Vous dessinez des causes s’inscrivant dans le temps long, mais avec des techniques et des supports par définition éphémères ?

J’ai fait d’autres interventions que celles que nous évoquons à partir d’images de poètes. Les plus grands sont souvent reconnus comme tels parce qu’ils incarnent leur temps, leur pays ou des causes de grande importance. Par exemple, Pablo Neruda, c’est le Chili, ses paysages comme le courage de son peuple ; Mahmoud Darwich, que j’évoquais à l’instant, c’est la Palestine ; Pasolini, l’Italie, la lutte contre le fascisme et l’homophobie…

Mon œuvre, ce n’est pas mon dessin à la pierre noire sur du papier journal. C’est sa « mise en scène » dans le lieu où elle est présentée et le vécu dans lequel le passant-spectateur la voit, la découvre. Pour inscrire l’image dans ce monde réel, il faut une bonne dose de « figuratif ». L’important, c’est ce que produit cette rencontre, ce que provoque cette confrontation avec cette représentation charnelle de mes sujets. J’essaye de faire percevoir ce qui ne se voit pas. Parce que c’est précisément dans ce qui ne se voit pas, mais qui est suggéré, que sont les éléments poétiques d’une œuvre.

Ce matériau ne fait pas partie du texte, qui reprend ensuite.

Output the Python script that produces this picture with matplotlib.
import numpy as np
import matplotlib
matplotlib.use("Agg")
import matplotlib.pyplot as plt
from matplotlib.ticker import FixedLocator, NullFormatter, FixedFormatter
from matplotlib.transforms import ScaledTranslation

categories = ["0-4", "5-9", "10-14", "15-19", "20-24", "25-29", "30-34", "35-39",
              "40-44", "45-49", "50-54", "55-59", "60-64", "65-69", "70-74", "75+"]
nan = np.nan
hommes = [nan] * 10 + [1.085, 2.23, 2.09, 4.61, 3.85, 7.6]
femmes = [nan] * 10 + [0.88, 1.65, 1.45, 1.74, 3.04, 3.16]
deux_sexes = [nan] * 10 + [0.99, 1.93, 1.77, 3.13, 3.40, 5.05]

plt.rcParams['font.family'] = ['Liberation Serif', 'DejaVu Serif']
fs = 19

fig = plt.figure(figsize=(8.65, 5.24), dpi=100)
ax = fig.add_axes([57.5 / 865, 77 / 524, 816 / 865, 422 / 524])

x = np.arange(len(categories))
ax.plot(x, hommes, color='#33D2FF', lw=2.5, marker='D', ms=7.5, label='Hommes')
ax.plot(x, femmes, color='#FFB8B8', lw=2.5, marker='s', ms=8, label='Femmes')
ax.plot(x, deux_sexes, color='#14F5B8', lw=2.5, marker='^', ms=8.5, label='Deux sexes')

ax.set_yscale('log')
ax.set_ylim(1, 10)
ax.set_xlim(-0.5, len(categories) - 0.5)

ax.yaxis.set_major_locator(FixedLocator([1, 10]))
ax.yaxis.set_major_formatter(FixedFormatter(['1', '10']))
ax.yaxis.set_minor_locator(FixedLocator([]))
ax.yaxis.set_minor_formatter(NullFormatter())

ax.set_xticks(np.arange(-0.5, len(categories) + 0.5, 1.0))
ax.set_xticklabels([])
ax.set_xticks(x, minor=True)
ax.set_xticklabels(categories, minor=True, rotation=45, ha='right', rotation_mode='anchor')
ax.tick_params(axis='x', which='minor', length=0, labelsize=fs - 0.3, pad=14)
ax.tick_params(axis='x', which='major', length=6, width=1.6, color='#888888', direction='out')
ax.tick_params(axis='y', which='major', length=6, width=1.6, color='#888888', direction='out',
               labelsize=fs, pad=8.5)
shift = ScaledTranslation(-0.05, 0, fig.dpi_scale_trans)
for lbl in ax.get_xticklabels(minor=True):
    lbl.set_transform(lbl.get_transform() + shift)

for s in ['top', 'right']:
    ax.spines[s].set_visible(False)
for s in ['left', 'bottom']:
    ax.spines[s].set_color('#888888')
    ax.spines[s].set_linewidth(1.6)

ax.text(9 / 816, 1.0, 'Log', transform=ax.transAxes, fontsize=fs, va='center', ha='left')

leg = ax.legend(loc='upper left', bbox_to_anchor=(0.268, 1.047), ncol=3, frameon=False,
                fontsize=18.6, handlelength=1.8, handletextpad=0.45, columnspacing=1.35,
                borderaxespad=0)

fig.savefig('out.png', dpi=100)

Il vous reste certainement des moments inoubliables liés à ces œuvres d’un jour ou d’une nuit. Comment sont-elles et peuvent-elles être matériellement durables pour le plus grand nombre ?

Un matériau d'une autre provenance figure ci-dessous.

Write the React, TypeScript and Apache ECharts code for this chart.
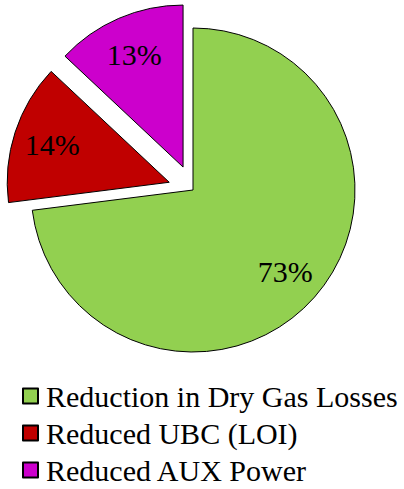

Les photos… de ceux qui en ont pris. Mais c’est leur vision personnelle. Je prépare une exposition regroupant, comme une œuvre unique, mon travail de 50 ans. Un livre est en préparation aux éditions Delpire qui s’intitulera Face aux murs. Il alliera mes dessins et des textes de prestigieux et talentueux amis parmi lesquels Régis Debray, Michel Onfray ou encore François Morel… et bien d’autres.